- _INSTRUCTIONS FOR THE TASK_
Exactly retype the lines from the top of the data through the line containing "29.1, 30.2, 31.6]", leaving out every picture.

- _DATASET CONTENT_

** BEGIN **

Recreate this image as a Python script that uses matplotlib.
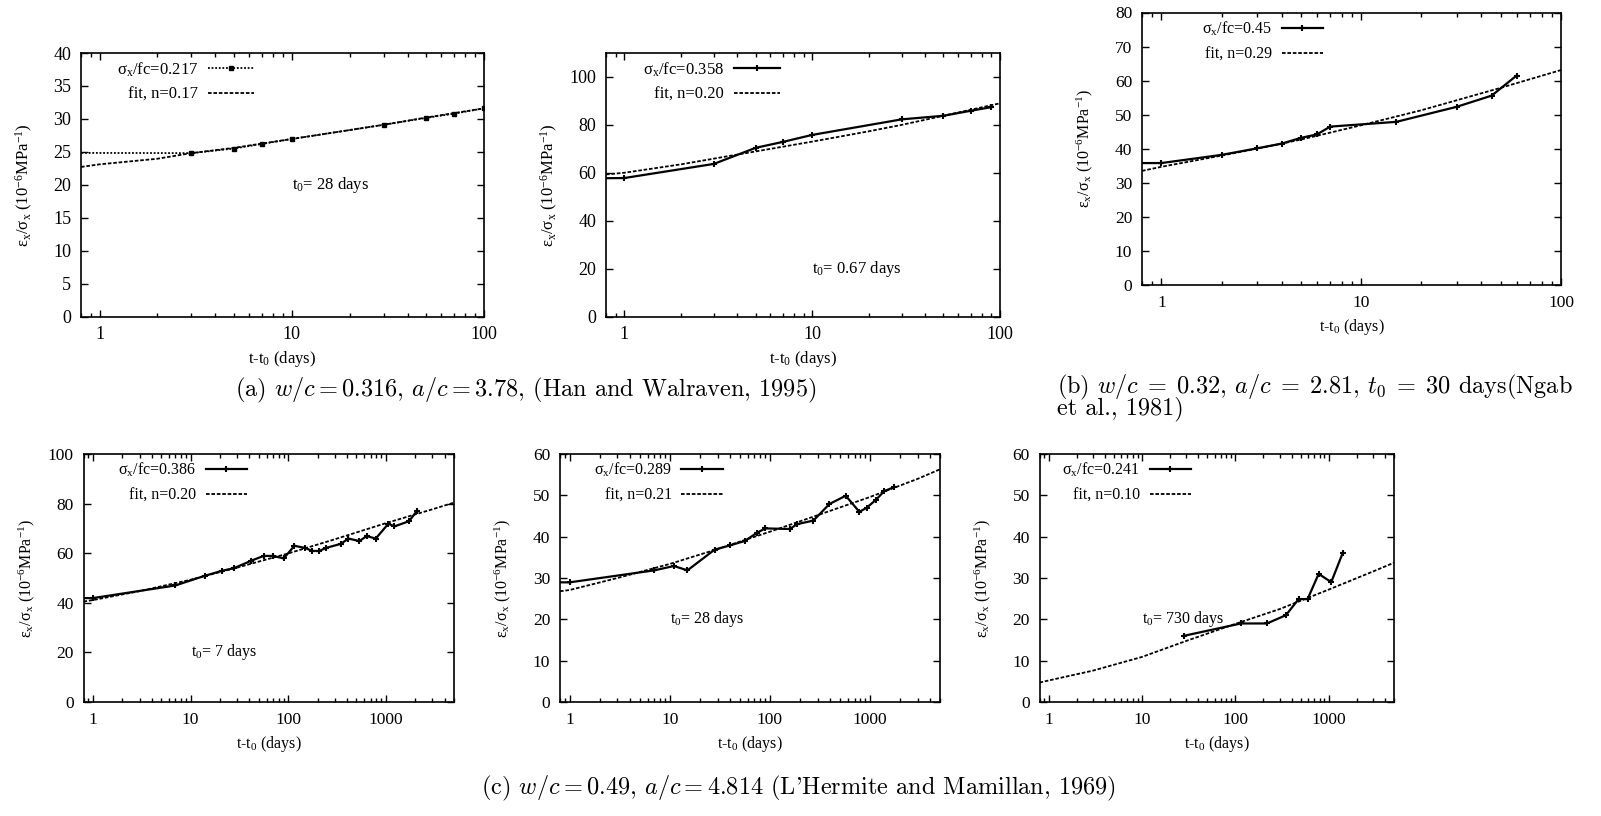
import matplotlib
matplotlib.use("Agg")
import matplotlib.pyplot as plt
from matplotlib.ticker import FixedLocator, FormatStrFormatter, LogLocator, NullFormatter

plt.rcParams["font.family"] = ["Liberation Serif", "DejaVu Serif"]
plt.rcParams["mathtext.fontset"] = "custom"
plt.rcParams["mathtext.rm"] = "Liberation Serif"
plt.rcParams["mathtext.it"] = "Liberation Serif"
plt.rcParams["mathtext.default"] = "rm"

# ---- (a) Han and Walraven, t0 = 28 days
a1_t = [0.5, 3, 5, 7, 10, 30, 50, 70, 100]
a1_j = [24.85, 24.8, 25.5, 26.2, 26.95, 29.1, 30.15, 30.8, 31.6]
a1_fit_t = [0.8, 1, 2, 3, 5, 10, 20, 30, 50, 100]
a1_fit_j = [22.7, 23.1, 23.95, 24.8, 25.6, 26.95, 28.3, 29.1, 30.2, 31.6]

# ---- (a) Han and Walraven, t0 = 0.67 days
a2_t = [0.5, 1, 3, 5, 7, 10, 30, 50, 70, 90]
a2_j = [57.6, 57.8, 63.7, 70.4, 72.9, 75.8, 82.3, 83.8, 85.9, 87.4]
a2_fit_t = [0.8, 1, 2, 3, 5, 10, 20, 30, 50, 100]
a2_fit_j = [59.3, 60.0, 63.5, 65.9, 68.9, 73.0, 77.3, 80.0, 83.8, 89.0]

# ---- (b) Ngab et al., t0 = 30 days
b_t = [0.5, 1, 2, 3, 4, 5, 6, 7, 15, 30, 45, 60]
b_j = [35.8, 35.8, 38.2, 40.1, 41.5, 43.2, 44.2, 46.5, 47.9, 52.3, 55.6, 61.5]
b_fit_t = [0.8, 1, 2, 3, 5, 10, 20, 50, 100]
b_fit_j = [33.5, 34.7, 38.0, 40.0, 42.7, 46.9, 51.3, 57.9, 63.1]

# ---- (c) L'Hermite and Mamillan, t0 = 7 days
c1_t = [0.5, 1, 7, 14, 21, 28, 42, 56, 70, 90, 116, 149, 177, 209, 243,
        348, 414, 537, 638, 789, 1064, 1225, 1733, 2076]
c1_j = [41.9, 41.9, 47.0, 50.9, 52.9, 54.0, 57.0, 58.9, 58.9, 57.9, 63.0,
        62.1, 60.9, 60.9, 62.1, 63.8, 65.9, 64.9, 66.9, 65.9, 71.9, 70.8,
        72.9, 77.0]
c1_fit_t = [0.8, 1, 3, 10, 30, 100, 300, 1000, 3000, 5000]
c1_fit_j = [40.5, 41.1, 44.7, 49.3, 54.2, 59.9, 65.6, 72.1, 77.7, 80.4]

# ---- (c) t0 = 28 days
c2_t = [0.5, 1, 7, 11, 15, 28, 40, 56, 75, 90, 159, 185, 272, 393, 572,
        783, 927, 1149, 1391, 1750]
c2_j = [28.95, 28.95, 31.85, 32.9, 31.85, 36.85, 37.9, 38.95, 41.0, 42.0,
        41.85, 43.0, 43.9, 47.9, 49.9, 46.0, 47.0, 48.95, 51.05, 52.0]
c2_fit_t = [0.8, 1, 3, 10, 30, 100, 300, 1000, 3000, 5000]
c2_fit_j = [26.8, 27.1, 30.0, 33.4, 37.0, 41.2, 45.2, 49.6, 54.0, 56.3]

# ---- (c) t0 = 730 days
c3_t = [28, 115, 218, 348, 476, 594, 780, 1064, 1409]
c3_j = [16.0, 19.0, 19.0, 21.0, 24.9, 24.9, 31.0, 29.0, 36.0]
c3_fit_t = [0.8, 1, 3, 10, 30, 100, 300, 1000, 3000, 5000]
c3_fit_j = [4.7, 5.2, 7.6, 10.9, 14.8, 18.9, 22.5, 27.2, 31.6, 33.7]

W, H = 1601, 816
fig = plt.figure(figsize=(W / 100, H / 100), dpi=100)

YLABEL = r"$\varepsilon_x/\sigma_x$ (10$^{-6}$MPa$^{-1}$)"
XLABEL = r"t-t$_0$ (days)"


def panel(box, xmax, ymax, ystep, fs, tfs):
    l, t, r, b = box
    ax = fig.add_axes([l / W, 1 - b / H, (r - l) / W, (b - t) / H])
    ax.set_xscale("log")
    ax.set_xlim(0.8, xmax)
    ax.set_ylim(0, ymax)
    ax.yaxis.set_major_locator(FixedLocator(list(range(0, int(ymax) + 1, ystep))))
    ax.xaxis.set_major_locator(LogLocator(base=10))
    ax.xaxis.set_minor_locator(LogLocator(base=10, subs=range(2, 10)))
    ax.xaxis.set_major_formatter(FormatStrFormatter("%g"))
    ax.xaxis.set_minor_formatter(NullFormatter())
    ax.tick_params(which="both", direction="in", top=True, right=True,
                   labelsize=tfs, width=1.0)
    ax.tick_params(which="major", length=5, pad=7)
    ax.tick_params(which="minor", length=3)
    for s in ax.spines.values():
        s.set_linewidth(1.2)
    ax.set_xlabel(XLABEL, fontsize=fs)
    ax.set_ylabel(YLABEL, fontsize=fs)
    ax.xaxis.label.set_va("center")
    ax.yaxis.label.set_va("center")
    ax.xaxis.set_label_coords(0.5, -42 / (b - t))
    ax.yaxis.set_label_coords(-57 / (r - l), 0.5)
    return ax


def curves(ax, t, j, ft, fj, label, n, fs, legx, hl, dotted=False):
    if dotted:
        ax.plot(t, j, color="black", lw=1.3, ls=(0, (1, 1)), marker="s",
                ms=3.5, label=label)
    else:
        ax.plot(t, j, color="black", lw=1.6, marker="+", ms=4.5, mew=1.5,
                label=label)
    ax.plot(ft, fj, color="black", lw=1.3, ls=(0, (2.0, 1.0)),
            label="fit, n=%.2f" % n)
    ax.legend(loc="upper right", bbox_to_anchor=(legx, 0.985), frameon=False,
              markerfirst=False, fontsize=fs, handlelength=hl,
              handletextpad=0.6, labelspacing=0.5, borderaxespad=0,
              borderpad=0.2)


fs_top = 12
ax1 = panel((81, 53, 484, 316.5), 100, 40, 5, fs_top, 13)
curves(ax1, a1_t, a1_j, a1_fit_t, a1_fit_j, r"$\sigma_x$/fc=0.217", 0.17,
       fs_top, 0.437, 2.75, dotted=True)
ax1.text(10, 20, r"t$_0$= 28 days", fontsize=fs_top, va="center")

ax2 = panel((606, 53, 1000, 316.5), 100, 110, 20, fs_top, 13)
ax2.yaxis.set_major_locator(FixedLocator([0, 20, 40, 60, 80, 100]))
curves(ax2, a2_t, a2_j, a2_fit_t, a2_fit_j, r"$\sigma_x$/fc=0.358", 0.20,
       fs_top, 0.449, 2.75)
ax2.text(10, 20, r"t$_0$= 0.67 days", fontsize=fs_top, va="center")

fs_b = 11.5
ax3 = panel((1142, 12.5, 1561, 285), 100, 80, 10, fs_b, 12.5)
curves(ax3, b_t, b_j, b_fit_t, b_fit_j, r"$\sigma_x$/fc=0.45", 0.29,
       fs_b, 0.44, 2.6)

fs_c = 11.5
ax4 = panel((83.5, 454, 454, 702), 5000, 100, 20, fs_c, 12.5)
curves(ax4, c1_t, c1_j, c1_fit_t, c1_fit_j, r"$\sigma_x$/fc=0.386", 0.20,
       fs_c, 0.45, 2.6)
ax4.text(10, 20, r"t$_0$= 7 days", fontsize=fs_c, va="center")

ax5 = panel((560, 454, 940, 702), 5000, 60, 10, fs_c, 12.5)
curves(ax5, c2_t, c2_j, c2_fit_t, c2_fit_j, r"$\sigma_x$/fc=0.289", 0.21,
       fs_c, 0.437, 2.6)
ax5.text(10, 20, r"t$_0$= 28 days", fontsize=fs_c, va="center")

ax6 = panel((1039.5, 454, 1394, 702), 5000, 60, 10, fs_c, 12.5)
curves(ax6, c3_t, c3_j, c3_fit_t, c3_fit_j, r"$\sigma_x$/fc=0.241", 0.10,
       fs_c, 0.437, 2.6)
ax6.text(10, 20, r"t$_0$= 730 days", fontsize=fs_c, va="center")

# sub-figure captions (Computer Modern, math in cm)
cap = dict(fontsize=17.5, family="cmr10", math_fontfamily="cm", va="center")
fig.text(526 / W, 1 - 390 / H,
         r"(a) $\mathit{w}/\mathit{c} = 0.316$, $\mathit{a}/\mathit{c} = 3.78$,"
         r" (Han and Walraven, 1995)",
         ha="center", **cap)
fig.text(1057 / W, 1 - 397 / H,
         r"(b) $\mathit{w}/\mathit{c}\;=\;0.32$, $\mathit{a}/\mathit{c}\;=\;2.81$,"
         r" $\mathit{t}_0\;=\;30$ days(Ngab" + "\n" + "et al., 1981)",
         ha="left", ma="left", linespacing=0.72, **cap)
fig.text(798 / W, 1 - 788 / H,
         r"(c) $\mathit{w}/\mathit{c} = 0.49$, $\mathit{a}/\mathit{c} = 4.814$"
         r" (L'Hermite and Mamillan, 1969)",
         ha="center", **cap)

fig.savefig("out.png", dpi=100)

** END **

- _FINISHED EXERCISE_
Recreate this image as a Python script that uses matplotlib.
import matplotlib
matplotlib.use("Agg")
import matplotlib.pyplot as plt
from matplotlib.ticker import FixedLocator, FormatStrFormatter, LogLocator, NullFormatter

plt.rcParams["font.family"] = ["Liberation Serif", "DejaVu Serif"]
plt.rcParams["mathtext.fontset"] = "custom"
plt.rcParams["mathtext.rm"] = "Liberation Serif"
plt.rcParams["mathtext.it"] = "Liberation Serif"
plt.rcParams["mathtext.default"] = "rm"

# ---- (a) Han and Walraven, t0 = 28 days
a1_t = [0.5, 3, 5, 7, 10, 30, 50, 70, 100]
a1_j = [24.85, 24.8, 25.5, 26.2, 26.95, 29.1, 30.15, 30.8, 31.6]
a1_fit_t = [0.8, 1, 2, 3, 5, 10, 20, 30, 50, 100]
a1_fit_j = [22.7, 23.1, 23.95, 24.8, 25.6, 26.95, 28.3, 29.1, 30.2, 31.6]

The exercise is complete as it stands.